In a companion paper also published in Obesity Reviews, Kraak and a colleague at Duke University conducted a systematic evidence review that found children develop strong parasocial connections — emotional connections to nonhuman entities — to brand mascots and media characters, and demonstrated the formidable influence these figures have on their food preferences, choices and diet quality.

“Using cartoon brand mascots and media characters is a very powerful form of marketing to children and their families,” she said. “Parents feed their children the same unhealthy food that companies marketed to them when they were small.”

The study calls for holding industry and government accountable for improving the food marketing landscape for children. By aligning the use of lucrative brand mascots and media characters to promote foods that meet the nutritional guidelines recommended by public health experts and the federal government, companies can contribute to reducing childhood obesity rates.

Kraak recommends in the paper that the Children’s Food and Beverage Advertising Initiative — an industry self-regulatory program with 17 participating companies — amend their principles to align their nutrition guidelines for using brand mascots licensed media characters for on-packing, toys and premiums, and merchandising, which are currently exempted from their pledges.

She also recommends that children’s entertainment companies should join the initiative and adopt their nutrition guidelines or other expert nutrition standards, such as those adopted by the Walt Disney Company, for licensing their media characters.

A few companies are already on board to adopt best practices for using brand mascots and media characters to promote healthy food options.

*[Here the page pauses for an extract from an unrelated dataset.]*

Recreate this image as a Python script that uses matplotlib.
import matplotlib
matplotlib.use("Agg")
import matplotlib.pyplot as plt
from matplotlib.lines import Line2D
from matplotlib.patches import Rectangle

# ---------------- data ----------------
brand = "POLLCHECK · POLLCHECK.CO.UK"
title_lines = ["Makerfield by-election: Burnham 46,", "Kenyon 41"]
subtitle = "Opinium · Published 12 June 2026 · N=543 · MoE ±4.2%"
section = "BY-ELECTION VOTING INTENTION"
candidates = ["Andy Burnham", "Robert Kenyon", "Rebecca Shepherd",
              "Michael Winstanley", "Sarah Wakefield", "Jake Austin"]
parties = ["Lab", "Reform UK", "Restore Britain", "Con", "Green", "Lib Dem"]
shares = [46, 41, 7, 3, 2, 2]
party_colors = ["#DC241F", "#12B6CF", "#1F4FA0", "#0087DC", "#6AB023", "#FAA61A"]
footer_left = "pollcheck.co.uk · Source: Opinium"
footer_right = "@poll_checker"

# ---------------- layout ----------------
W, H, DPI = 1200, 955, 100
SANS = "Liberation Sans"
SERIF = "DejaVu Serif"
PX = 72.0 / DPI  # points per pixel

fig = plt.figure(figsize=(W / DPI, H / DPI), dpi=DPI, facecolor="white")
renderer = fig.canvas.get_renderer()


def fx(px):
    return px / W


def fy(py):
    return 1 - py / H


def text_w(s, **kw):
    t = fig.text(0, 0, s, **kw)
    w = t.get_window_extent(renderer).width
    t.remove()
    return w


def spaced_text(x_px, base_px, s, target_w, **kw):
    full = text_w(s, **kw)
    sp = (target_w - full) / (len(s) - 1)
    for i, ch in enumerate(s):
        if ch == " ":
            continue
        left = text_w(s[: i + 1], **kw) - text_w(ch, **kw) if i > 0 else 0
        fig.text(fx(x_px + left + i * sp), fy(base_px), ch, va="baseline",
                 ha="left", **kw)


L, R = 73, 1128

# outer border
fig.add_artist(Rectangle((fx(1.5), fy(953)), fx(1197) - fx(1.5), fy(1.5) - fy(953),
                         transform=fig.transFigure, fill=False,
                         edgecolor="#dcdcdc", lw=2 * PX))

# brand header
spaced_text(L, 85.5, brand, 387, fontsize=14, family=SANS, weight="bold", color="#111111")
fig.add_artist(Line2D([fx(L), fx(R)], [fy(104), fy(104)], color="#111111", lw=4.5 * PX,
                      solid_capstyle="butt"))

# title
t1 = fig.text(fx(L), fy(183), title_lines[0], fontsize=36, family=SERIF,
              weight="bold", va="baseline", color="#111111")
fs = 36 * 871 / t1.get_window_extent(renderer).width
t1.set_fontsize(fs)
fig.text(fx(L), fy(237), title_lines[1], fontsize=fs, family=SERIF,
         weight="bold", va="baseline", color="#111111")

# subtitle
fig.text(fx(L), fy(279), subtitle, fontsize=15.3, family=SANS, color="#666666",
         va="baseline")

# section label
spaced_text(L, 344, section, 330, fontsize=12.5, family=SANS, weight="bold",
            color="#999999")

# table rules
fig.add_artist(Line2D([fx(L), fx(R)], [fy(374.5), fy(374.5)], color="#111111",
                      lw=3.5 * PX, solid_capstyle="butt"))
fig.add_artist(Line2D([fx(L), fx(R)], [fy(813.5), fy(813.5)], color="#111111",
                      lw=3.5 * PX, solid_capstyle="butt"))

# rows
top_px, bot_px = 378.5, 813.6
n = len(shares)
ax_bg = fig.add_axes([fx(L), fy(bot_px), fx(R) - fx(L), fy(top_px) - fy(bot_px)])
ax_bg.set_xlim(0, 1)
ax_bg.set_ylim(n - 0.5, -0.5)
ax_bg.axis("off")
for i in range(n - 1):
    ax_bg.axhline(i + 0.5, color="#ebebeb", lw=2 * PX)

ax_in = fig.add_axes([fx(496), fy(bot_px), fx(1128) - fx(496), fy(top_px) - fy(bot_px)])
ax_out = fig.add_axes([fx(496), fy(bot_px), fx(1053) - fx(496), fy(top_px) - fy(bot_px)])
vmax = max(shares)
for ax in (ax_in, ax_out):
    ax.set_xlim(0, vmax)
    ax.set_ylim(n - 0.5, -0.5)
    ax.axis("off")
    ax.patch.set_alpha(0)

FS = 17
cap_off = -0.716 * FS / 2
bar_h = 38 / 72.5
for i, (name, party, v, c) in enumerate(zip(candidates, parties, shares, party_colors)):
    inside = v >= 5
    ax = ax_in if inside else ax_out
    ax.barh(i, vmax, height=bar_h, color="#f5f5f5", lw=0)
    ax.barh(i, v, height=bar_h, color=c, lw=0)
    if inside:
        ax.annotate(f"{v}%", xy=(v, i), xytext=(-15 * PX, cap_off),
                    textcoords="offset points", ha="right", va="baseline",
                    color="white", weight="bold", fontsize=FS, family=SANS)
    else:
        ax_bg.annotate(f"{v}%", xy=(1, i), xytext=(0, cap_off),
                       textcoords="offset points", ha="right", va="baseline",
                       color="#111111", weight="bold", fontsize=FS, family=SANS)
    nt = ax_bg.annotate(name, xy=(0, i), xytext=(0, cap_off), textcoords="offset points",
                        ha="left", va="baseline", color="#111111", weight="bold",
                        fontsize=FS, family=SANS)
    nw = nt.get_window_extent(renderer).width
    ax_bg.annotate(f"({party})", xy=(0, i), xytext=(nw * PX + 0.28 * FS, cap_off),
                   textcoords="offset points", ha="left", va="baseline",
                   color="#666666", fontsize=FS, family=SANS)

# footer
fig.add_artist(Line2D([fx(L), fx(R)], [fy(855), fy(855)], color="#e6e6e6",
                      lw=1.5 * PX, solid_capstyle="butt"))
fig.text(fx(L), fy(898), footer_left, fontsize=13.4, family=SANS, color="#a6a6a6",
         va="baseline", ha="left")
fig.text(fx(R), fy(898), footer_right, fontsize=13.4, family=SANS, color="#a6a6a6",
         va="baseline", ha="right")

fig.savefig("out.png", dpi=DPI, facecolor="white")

The Sesame Workshop, which owns the media characters Cookie Monster, Elmo, and Super WHY! characters, announced in 2014 that fruit and vegetable companies could use their media characters royalty free through 2016 through a partnership with the Produce Marketing Association’s program called eat brighter!  The program has proven so successful that the Sesame Workshop has approved an extension of the use of their media characters through 2018.  

Since 2014, an additional 30 companies have signed on for the initiative that brands healthy products with Sesame characters, and an additional 30 companies have since reported that they’re on board supplying fresh produce in market. Nearly 60 companies, representing more than 130 commodities, have signed onto the movement with more than 30,000 retail stores accepting eat brighter!-branded product, according to the Produce Marketing Association.

It’s a positive trend that Kraak recommends other entertainment companies, including Nickelodeon, DreamWorks Animation, and Warner Brothers Entertainment follow.

Kraak believes that future research could test a broader, more diverse selection of cartoon brand mascots and media characters to examine how these influence children’s trust, recall, and product or brand recognition, taste and snack preferences, purchase requests, and food choices.

“The steps toward healthier eating and against obesity start with influencing food and beverage choices from a young age,” she said. “The fact that Sesame Workshop is allowing produce companies to use their beloved media characters including the Cookie Monster and Ernie and Bert, is a great initiative to market fruits and vegetables in a way that is fun and exciting for children.”

Research for both studies was funded by the Robert Wood Johnson Foundation’s Healthy Eating Research program.